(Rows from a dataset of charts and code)

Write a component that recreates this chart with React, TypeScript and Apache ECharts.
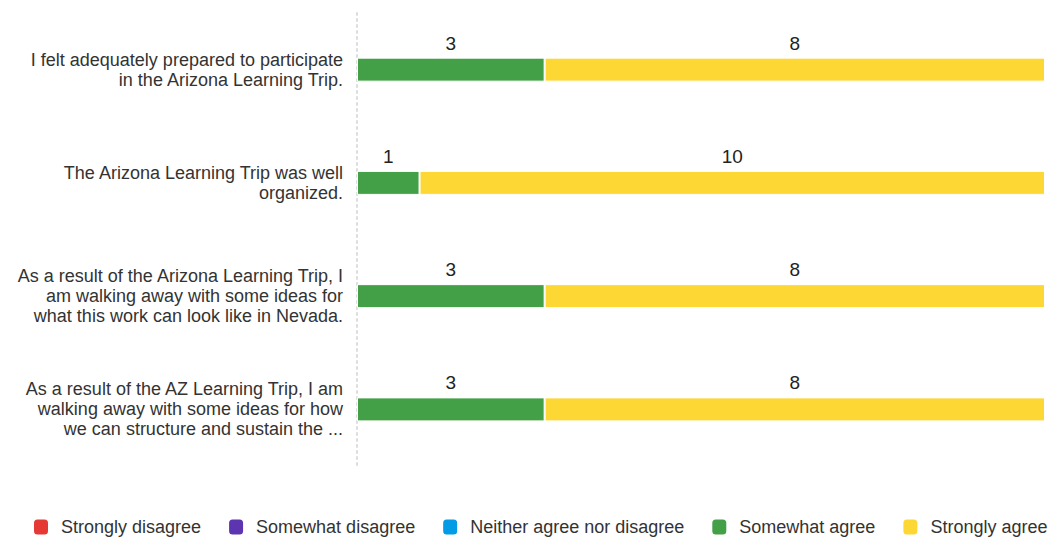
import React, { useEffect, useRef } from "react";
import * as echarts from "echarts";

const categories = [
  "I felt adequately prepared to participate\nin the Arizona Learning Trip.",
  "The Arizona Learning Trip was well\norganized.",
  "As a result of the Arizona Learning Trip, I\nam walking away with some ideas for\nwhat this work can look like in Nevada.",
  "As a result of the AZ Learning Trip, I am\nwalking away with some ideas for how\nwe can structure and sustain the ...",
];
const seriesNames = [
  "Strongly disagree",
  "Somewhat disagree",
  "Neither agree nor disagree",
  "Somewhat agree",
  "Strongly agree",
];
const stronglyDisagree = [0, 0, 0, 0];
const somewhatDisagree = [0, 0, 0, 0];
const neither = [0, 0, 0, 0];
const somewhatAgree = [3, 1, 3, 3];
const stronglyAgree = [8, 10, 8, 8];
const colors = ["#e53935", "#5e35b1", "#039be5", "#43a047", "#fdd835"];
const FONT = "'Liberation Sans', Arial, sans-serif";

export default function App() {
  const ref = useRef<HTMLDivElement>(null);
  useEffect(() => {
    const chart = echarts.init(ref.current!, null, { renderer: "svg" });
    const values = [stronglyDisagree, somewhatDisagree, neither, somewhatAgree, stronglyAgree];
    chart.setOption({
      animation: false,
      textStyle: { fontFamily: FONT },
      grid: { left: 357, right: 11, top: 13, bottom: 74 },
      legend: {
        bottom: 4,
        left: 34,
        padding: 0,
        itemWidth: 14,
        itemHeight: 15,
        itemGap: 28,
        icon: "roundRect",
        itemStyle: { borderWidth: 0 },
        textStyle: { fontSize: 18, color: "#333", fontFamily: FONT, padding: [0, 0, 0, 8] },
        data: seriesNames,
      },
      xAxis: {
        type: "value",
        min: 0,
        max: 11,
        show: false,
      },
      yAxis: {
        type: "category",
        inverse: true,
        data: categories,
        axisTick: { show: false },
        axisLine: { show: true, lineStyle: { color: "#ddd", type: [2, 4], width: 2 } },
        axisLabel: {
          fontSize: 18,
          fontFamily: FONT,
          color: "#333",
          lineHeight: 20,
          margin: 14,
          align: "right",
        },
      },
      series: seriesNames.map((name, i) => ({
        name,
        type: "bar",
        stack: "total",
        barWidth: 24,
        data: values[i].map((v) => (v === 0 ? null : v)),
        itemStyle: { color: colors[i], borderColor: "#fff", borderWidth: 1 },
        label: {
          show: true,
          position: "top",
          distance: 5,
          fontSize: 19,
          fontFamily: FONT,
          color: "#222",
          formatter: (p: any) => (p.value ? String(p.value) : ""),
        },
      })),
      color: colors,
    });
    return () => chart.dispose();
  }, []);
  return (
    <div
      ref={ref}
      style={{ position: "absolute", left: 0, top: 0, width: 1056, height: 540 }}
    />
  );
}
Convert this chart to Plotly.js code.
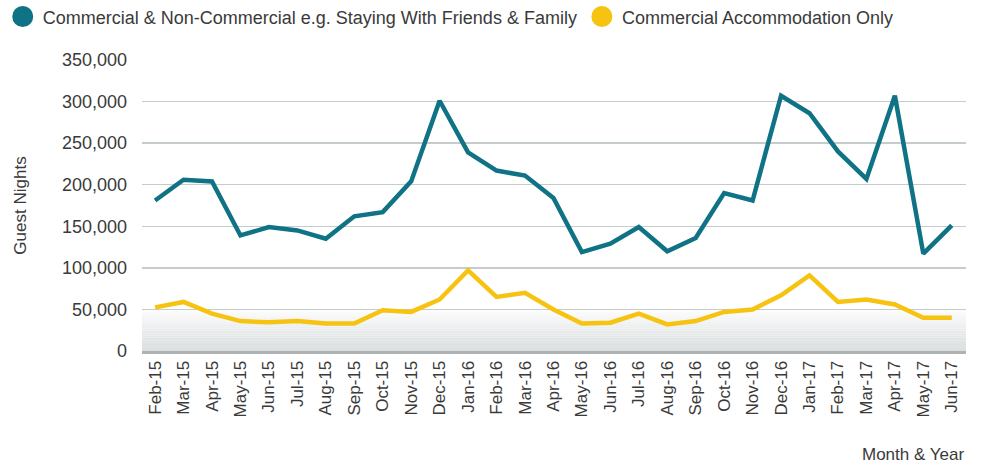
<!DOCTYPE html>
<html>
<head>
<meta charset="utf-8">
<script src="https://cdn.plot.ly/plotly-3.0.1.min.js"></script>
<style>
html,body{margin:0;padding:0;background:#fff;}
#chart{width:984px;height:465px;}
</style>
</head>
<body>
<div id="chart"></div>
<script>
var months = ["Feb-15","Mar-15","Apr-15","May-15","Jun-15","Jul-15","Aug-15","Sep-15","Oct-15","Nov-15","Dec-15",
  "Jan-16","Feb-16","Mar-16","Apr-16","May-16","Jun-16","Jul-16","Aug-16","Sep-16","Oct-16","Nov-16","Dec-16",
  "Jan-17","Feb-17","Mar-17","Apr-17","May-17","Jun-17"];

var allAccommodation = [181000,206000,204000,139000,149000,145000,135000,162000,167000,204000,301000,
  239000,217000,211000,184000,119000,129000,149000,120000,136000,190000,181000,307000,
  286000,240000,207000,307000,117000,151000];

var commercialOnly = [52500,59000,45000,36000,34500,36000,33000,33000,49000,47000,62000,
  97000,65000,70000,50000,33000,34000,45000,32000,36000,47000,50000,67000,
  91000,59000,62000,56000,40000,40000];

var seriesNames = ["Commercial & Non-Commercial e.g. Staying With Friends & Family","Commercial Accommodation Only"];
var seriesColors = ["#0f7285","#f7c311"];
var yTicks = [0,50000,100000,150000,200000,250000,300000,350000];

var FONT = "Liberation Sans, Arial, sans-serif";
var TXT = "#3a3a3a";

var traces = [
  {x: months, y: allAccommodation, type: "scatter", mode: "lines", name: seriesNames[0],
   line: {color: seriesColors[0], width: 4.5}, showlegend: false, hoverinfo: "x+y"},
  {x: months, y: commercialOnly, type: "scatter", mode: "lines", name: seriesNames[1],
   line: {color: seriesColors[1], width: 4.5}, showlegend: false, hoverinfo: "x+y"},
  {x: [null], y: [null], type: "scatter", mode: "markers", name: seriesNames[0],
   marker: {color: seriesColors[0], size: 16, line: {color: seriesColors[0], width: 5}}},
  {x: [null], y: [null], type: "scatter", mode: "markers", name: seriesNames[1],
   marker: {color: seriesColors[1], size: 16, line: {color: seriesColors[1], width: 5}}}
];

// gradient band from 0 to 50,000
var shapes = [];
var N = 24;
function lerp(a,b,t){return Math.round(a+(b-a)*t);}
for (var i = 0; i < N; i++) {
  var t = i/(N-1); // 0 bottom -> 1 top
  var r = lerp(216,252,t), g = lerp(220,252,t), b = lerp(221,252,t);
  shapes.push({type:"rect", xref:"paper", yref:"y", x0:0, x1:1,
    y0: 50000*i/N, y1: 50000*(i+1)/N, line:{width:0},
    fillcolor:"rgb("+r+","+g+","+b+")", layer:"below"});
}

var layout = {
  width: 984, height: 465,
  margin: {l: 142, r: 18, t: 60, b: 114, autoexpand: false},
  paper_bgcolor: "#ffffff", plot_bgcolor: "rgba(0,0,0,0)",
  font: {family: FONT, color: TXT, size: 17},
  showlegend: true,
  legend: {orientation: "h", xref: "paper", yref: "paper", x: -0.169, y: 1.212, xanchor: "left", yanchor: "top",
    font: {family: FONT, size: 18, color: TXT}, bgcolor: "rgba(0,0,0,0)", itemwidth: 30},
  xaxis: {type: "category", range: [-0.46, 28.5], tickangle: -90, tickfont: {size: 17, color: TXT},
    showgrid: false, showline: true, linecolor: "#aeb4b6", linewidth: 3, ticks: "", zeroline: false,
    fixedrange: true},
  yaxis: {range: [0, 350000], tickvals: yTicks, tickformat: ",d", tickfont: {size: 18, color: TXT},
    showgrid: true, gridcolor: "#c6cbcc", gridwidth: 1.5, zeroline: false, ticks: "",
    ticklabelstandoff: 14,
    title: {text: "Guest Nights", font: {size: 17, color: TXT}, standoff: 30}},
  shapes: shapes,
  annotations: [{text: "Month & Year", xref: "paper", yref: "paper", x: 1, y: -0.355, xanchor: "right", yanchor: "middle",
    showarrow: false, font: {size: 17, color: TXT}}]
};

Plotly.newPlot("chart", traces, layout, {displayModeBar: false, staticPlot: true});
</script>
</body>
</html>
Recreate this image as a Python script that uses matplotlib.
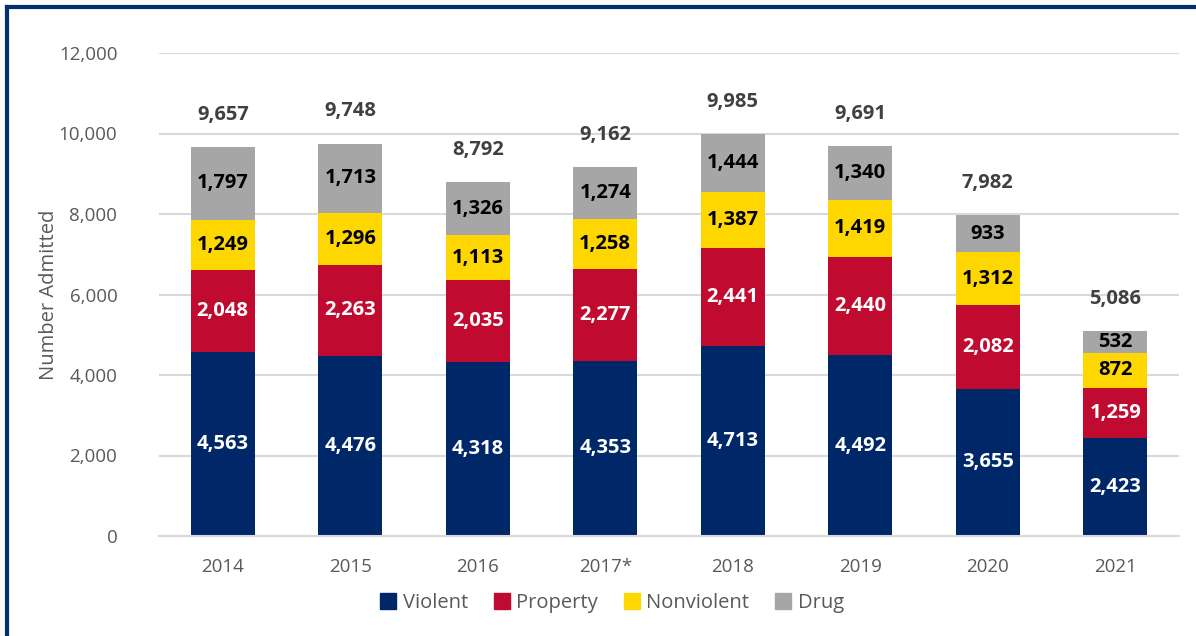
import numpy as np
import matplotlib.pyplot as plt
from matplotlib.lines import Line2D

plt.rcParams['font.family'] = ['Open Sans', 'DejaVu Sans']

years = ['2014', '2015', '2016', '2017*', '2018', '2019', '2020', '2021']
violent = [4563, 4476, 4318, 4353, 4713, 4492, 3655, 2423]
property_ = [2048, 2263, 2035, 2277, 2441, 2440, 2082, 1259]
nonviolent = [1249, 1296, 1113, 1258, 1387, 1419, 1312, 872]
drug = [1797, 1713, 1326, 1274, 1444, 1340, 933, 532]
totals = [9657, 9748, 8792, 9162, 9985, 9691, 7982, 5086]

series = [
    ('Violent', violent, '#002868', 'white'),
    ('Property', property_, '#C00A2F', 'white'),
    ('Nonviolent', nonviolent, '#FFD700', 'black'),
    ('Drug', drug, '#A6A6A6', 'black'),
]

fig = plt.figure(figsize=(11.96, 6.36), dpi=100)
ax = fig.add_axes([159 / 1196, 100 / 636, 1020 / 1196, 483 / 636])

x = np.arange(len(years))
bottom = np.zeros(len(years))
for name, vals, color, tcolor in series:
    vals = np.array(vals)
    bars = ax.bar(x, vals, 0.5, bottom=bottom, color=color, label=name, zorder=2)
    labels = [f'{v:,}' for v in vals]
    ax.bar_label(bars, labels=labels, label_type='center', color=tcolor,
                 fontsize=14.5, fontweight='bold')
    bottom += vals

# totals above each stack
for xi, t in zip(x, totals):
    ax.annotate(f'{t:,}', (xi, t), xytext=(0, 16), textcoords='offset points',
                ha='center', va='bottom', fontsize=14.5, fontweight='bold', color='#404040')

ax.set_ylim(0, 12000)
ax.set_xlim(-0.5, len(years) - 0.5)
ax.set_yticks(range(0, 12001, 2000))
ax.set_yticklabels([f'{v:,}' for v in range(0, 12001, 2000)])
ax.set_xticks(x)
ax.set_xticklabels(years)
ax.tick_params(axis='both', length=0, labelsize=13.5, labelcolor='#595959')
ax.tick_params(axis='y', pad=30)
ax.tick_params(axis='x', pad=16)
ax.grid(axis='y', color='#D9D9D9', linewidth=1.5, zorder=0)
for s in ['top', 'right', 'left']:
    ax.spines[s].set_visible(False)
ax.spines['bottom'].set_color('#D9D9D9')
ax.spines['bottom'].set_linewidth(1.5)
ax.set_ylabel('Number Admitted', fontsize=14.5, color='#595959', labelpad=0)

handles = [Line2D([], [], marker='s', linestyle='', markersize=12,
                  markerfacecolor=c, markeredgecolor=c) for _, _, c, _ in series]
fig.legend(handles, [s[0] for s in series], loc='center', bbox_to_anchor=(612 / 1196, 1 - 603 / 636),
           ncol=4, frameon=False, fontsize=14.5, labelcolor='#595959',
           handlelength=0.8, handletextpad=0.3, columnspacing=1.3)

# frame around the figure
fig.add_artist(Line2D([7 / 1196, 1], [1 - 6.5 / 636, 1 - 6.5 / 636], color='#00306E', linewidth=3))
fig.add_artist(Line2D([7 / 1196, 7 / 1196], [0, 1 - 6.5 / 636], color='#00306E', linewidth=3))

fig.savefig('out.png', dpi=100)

◆ INSTRUCTIONS TO FOLLOW:
Start at the line that contains "Recreate this image", stop at the line that contains "plt.rcParams['font.family'] = ['Open", and reproduce each line in that stretch exactly. Pictures are excluded.

◆ WRITTEN ANSWER:
Recreate this image as a Python script that uses matplotlib.
import numpy as np
import matplotlib.pyplot as plt
from matplotlib.lines import Line2D

plt.rcParams['font.family'] = ['Open Sans', 'DejaVu Sans']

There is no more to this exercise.